***** DATA SHOWN

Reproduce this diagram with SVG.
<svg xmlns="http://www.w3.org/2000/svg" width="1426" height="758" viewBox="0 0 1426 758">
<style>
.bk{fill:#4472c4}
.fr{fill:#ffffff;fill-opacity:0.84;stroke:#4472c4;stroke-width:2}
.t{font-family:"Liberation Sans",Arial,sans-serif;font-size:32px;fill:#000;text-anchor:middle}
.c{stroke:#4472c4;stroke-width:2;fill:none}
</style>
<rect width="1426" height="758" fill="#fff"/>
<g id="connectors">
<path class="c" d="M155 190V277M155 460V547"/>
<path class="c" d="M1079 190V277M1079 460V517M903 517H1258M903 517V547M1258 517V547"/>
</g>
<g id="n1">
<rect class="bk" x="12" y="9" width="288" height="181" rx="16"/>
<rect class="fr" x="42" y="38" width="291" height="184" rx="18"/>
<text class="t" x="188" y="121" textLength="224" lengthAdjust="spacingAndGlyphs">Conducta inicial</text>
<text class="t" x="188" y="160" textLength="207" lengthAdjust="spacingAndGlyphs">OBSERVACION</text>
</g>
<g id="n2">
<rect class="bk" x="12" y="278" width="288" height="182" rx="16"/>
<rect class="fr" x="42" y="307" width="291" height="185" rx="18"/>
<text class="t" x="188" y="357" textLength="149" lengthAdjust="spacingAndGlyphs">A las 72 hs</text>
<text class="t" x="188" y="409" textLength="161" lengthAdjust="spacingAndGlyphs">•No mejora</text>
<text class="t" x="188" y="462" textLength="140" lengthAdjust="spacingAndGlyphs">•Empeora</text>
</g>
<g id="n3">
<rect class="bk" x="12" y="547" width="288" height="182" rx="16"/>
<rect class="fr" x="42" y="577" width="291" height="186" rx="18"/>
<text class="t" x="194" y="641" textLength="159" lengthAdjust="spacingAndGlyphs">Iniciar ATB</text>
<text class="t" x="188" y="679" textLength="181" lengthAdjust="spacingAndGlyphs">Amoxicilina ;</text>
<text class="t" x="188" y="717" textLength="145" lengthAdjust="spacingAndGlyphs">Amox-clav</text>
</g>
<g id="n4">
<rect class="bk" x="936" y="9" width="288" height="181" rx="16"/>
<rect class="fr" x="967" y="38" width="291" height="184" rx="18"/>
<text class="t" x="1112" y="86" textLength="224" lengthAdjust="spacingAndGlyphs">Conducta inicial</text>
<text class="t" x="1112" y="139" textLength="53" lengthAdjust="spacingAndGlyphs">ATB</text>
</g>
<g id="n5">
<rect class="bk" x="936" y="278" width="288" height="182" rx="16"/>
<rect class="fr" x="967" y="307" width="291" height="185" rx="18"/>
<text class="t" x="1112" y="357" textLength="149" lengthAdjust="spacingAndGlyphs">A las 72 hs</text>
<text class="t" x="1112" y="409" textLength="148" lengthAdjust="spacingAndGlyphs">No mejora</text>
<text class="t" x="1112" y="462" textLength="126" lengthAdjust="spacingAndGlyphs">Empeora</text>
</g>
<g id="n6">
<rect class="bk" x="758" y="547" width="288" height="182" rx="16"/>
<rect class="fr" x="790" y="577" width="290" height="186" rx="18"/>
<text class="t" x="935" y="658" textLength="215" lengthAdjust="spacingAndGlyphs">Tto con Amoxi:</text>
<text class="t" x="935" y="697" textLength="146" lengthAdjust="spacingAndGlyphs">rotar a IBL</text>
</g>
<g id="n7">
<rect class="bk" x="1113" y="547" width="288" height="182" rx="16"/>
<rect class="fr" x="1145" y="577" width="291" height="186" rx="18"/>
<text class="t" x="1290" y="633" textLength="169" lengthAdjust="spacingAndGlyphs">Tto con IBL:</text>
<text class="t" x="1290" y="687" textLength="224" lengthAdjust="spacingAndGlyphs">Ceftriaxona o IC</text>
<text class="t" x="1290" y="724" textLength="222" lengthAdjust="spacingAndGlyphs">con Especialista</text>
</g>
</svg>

**********

- _EXERCISE GOAL_
Reproduce every line of the material above exactly.

- _EXERCISE ANSWER_
Reproduce this diagram with SVG.
<svg xmlns="http://www.w3.org/2000/svg" width="1426" height="758" viewBox="0 0 1426 758">
<style>
.bk{fill:#4472c4}
.fr{fill:#ffffff;fill-opacity:0.84;stroke:#4472c4;stroke-width:2}
.t{font-family:"Liberation Sans",Arial,sans-serif;font-size:32px;fill:#000;text-anchor:middle}
.c{stroke:#4472c4;stroke-width:2;fill:none}
</style>
<rect width="1426" height="758" fill="#fff"/>
<g id="connectors">
<path class="c" d="M155 190V277M155 460V547"/>
<path class="c" d="M1079 190V277M1079 460V517M903 517H1258M903 517V547M1258 517V547"/>
</g>
<g id="n1">
<rect class="bk" x="12" y="9" width="288" height="181" rx="16"/>
<rect class="fr" x="42" y="38" width="291" height="184" rx="18"/>
<text class="t" x="188" y="121" textLength="224" lengthAdjust="spacingAndGlyphs">Conducta inicial</text>
<text class="t" x="188" y="160" textLength="207" lengthAdjust="spacingAndGlyphs">OBSERVACION</text>
</g>
<g id="n2">
<rect class="bk" x="12" y="278" width="288" height="182" rx="16"/>
<rect class="fr" x="42" y="307" width="291" height="185" rx="18"/>
<text class="t" x="188" y="357" textLength="149" lengthAdjust="spacingAndGlyphs">A las 72 hs</text>
<text class="t" x="188" y="409" textLength="161" lengthAdjust="spacingAndGlyphs">•No mejora</text>
<text class="t" x="188" y="462" textLength="140" lengthAdjust="spacingAndGlyphs">•Empeora</text>
</g>
<g id="n3">
<rect class="bk" x="12" y="547" width="288" height="182" rx="16"/>
<rect class="fr" x="42" y="577" width="291" height="186" rx="18"/>
<text class="t" x="194" y="641" textLength="159" lengthAdjust="spacingAndGlyphs">Iniciar ATB</text>
<text class="t" x="188" y="679" textLength="181" lengthAdjust="spacingAndGlyphs">Amoxicilina ;</text>
<text class="t" x="188" y="717" textLength="145" lengthAdjust="spacingAndGlyphs">Amox-clav</text>
</g>
<g id="n4">
<rect class="bk" x="936" y="9" width="288" height="181" rx="16"/>
<rect class="fr" x="967" y="38" width="291" height="184" rx="18"/>
<text class="t" x="1112" y="86" textLength="224" lengthAdjust="spacingAndGlyphs">Conducta inicial</text>
<text class="t" x="1112" y="139" textLength="53" lengthAdjust="spacingAndGlyphs">ATB</text>
</g>
<g id="n5">
<rect class="bk" x="936" y="278" width="288" height="182" rx="16"/>
<rect class="fr" x="967" y="307" width="291" height="185" rx="18"/>
<text class="t" x="1112" y="357" textLength="149" lengthAdjust="spacingAndGlyphs">A las 72 hs</text>
<text class="t" x="1112" y="409" textLength="148" lengthAdjust="spacingAndGlyphs">No mejora</text>
<text class="t" x="1112" y="462" textLength="126" lengthAdjust="spacingAndGlyphs">Empeora</text>
</g>
<g id="n6">
<rect class="bk" x="758" y="547" width="288" height="182" rx="16"/>
<rect class="fr" x="790" y="577" width="290" height="186" rx="18"/>
<text class="t" x="935" y="658" textLength="215" lengthAdjust="spacingAndGlyphs">Tto con Amoxi:</text>
<text class="t" x="935" y="697" textLength="146" lengthAdjust="spacingAndGlyphs">rotar a IBL</text>
</g>
<g id="n7">
<rect class="bk" x="1113" y="547" width="288" height="182" rx="16"/>
<rect class="fr" x="1145" y="577" width="291" height="186" rx="18"/>
<text class="t" x="1290" y="633" textLength="169" lengthAdjust="spacingAndGlyphs">Tto con IBL:</text>
<text class="t" x="1290" y="687" textLength="224" lengthAdjust="spacingAndGlyphs">Ceftriaxona o IC</text>
<text class="t" x="1290" y="724" textLength="222" lengthAdjust="spacingAndGlyphs">con Especialista</text>
</g>
</svg>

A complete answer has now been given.